Restate, exactly and without pictures, the lines from the start of the listing below through the line holding "const seriesNames = ['VEH', 'EPO-5U/g'];".

GIVEN INFORMATION ->

::::::

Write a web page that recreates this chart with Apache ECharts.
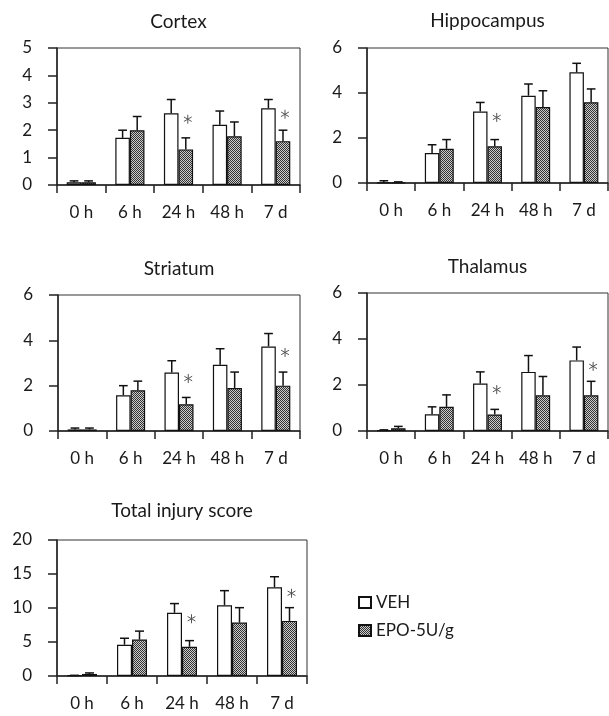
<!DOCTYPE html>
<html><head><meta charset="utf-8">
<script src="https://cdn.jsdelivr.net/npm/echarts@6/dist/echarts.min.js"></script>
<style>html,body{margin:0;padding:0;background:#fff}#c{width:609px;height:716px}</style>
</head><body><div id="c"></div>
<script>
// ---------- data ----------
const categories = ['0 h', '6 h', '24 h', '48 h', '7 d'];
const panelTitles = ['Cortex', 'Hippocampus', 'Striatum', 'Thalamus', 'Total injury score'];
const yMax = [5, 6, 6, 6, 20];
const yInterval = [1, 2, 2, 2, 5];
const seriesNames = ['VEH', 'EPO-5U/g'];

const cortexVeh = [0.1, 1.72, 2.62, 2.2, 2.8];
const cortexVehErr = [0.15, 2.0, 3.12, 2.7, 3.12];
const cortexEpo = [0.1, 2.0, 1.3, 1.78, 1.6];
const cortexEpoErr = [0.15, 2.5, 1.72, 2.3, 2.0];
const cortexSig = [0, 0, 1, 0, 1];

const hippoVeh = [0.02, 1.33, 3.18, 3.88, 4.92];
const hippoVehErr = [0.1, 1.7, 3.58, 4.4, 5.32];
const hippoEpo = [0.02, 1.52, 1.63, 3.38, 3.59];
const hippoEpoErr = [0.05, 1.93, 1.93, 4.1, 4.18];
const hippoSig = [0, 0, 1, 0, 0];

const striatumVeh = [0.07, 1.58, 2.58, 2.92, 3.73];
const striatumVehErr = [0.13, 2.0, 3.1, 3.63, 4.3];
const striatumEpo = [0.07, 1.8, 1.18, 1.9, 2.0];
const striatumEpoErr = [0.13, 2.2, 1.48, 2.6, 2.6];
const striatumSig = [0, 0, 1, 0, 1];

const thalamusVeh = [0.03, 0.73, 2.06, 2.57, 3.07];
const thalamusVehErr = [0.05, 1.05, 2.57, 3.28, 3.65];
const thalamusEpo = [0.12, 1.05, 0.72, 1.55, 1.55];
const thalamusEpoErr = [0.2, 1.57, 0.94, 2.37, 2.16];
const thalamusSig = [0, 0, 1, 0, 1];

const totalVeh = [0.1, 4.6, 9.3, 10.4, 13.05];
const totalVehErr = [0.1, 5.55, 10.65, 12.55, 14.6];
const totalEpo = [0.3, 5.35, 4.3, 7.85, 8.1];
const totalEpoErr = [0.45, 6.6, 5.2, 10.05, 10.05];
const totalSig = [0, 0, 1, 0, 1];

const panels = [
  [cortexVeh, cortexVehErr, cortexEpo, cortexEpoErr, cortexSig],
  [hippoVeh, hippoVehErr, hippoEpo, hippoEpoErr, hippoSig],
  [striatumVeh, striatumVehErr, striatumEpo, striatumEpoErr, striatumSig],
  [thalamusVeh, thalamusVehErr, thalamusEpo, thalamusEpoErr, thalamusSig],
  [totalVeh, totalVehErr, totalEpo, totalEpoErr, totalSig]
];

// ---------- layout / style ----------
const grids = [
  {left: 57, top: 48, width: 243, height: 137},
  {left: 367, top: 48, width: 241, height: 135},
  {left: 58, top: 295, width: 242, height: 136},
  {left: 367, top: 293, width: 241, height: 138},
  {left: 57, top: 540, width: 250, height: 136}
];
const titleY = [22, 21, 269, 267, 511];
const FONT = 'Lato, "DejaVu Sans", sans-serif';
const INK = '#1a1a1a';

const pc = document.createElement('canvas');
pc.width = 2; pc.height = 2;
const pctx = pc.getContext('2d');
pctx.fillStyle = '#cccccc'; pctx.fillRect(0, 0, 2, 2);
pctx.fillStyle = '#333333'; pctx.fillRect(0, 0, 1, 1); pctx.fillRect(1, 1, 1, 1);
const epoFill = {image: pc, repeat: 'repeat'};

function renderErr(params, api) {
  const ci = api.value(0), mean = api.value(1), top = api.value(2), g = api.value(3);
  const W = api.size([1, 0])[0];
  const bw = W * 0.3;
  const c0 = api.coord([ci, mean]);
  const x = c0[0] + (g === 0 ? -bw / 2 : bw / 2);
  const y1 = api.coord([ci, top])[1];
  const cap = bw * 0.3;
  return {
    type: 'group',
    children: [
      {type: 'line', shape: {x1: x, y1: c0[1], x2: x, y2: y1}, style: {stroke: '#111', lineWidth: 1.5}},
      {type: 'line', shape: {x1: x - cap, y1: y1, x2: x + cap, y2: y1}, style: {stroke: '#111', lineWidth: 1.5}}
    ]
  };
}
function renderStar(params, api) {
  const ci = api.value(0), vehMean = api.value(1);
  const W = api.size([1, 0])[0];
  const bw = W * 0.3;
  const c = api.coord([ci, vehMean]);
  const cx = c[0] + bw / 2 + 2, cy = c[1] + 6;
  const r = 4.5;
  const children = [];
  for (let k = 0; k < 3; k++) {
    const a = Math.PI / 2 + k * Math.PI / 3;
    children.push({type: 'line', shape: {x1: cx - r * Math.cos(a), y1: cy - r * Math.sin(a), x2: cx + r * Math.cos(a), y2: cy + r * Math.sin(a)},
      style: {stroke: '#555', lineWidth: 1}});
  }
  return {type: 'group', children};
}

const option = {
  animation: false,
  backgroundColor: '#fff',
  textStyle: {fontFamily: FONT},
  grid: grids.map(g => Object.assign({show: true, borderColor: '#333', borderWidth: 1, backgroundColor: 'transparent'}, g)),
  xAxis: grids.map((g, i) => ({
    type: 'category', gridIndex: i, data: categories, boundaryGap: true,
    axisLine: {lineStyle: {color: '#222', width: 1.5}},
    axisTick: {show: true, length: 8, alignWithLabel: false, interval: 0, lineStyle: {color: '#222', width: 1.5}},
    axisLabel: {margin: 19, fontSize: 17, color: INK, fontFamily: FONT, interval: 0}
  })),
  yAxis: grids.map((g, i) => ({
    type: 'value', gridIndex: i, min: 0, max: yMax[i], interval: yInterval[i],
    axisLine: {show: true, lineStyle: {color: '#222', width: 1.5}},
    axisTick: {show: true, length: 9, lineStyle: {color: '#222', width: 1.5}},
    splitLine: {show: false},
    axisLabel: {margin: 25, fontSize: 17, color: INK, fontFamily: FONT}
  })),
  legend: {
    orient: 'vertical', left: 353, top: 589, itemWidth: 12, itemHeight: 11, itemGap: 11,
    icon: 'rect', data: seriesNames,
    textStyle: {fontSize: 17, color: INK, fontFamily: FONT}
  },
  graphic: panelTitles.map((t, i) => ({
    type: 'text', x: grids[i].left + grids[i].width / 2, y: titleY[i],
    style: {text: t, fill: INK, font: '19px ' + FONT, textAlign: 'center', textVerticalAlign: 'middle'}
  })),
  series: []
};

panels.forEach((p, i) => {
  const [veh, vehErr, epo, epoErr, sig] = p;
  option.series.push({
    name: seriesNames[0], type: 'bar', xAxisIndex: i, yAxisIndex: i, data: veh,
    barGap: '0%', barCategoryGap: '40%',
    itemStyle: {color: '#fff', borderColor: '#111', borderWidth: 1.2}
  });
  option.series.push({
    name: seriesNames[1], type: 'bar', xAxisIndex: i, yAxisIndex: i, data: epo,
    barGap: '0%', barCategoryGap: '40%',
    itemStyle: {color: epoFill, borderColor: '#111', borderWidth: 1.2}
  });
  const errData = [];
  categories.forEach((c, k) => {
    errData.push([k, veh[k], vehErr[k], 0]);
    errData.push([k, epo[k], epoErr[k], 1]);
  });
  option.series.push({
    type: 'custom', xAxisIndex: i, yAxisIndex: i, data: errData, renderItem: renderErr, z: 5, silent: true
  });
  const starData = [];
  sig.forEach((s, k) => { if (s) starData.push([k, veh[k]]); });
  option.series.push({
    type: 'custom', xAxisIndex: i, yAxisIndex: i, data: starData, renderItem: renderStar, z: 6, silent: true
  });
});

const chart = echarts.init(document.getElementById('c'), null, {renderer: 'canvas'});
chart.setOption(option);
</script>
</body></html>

::::::

WORKED SOLUTION ->
Write a web page that recreates this chart with Apache ECharts.
<!DOCTYPE html>
<html><head><meta charset="utf-8">
<script src="https://cdn.jsdelivr.net/npm/echarts@6/dist/echarts.min.js"></script>
<style>html,body{margin:0;padding:0;background:#fff}#c{width:609px;height:716px}</style>
</head><body><div id="c"></div>
<script>
// ---------- data ----------
const categories = ['0 h', '6 h', '24 h', '48 h', '7 d'];
const panelTitles = ['Cortex', 'Hippocampus', 'Striatum', 'Thalamus', 'Total injury score'];
const yMax = [5, 6, 6, 6, 20];
const yInterval = [1, 2, 2, 2, 5];
const seriesNames = ['VEH', 'EPO-5U/g'];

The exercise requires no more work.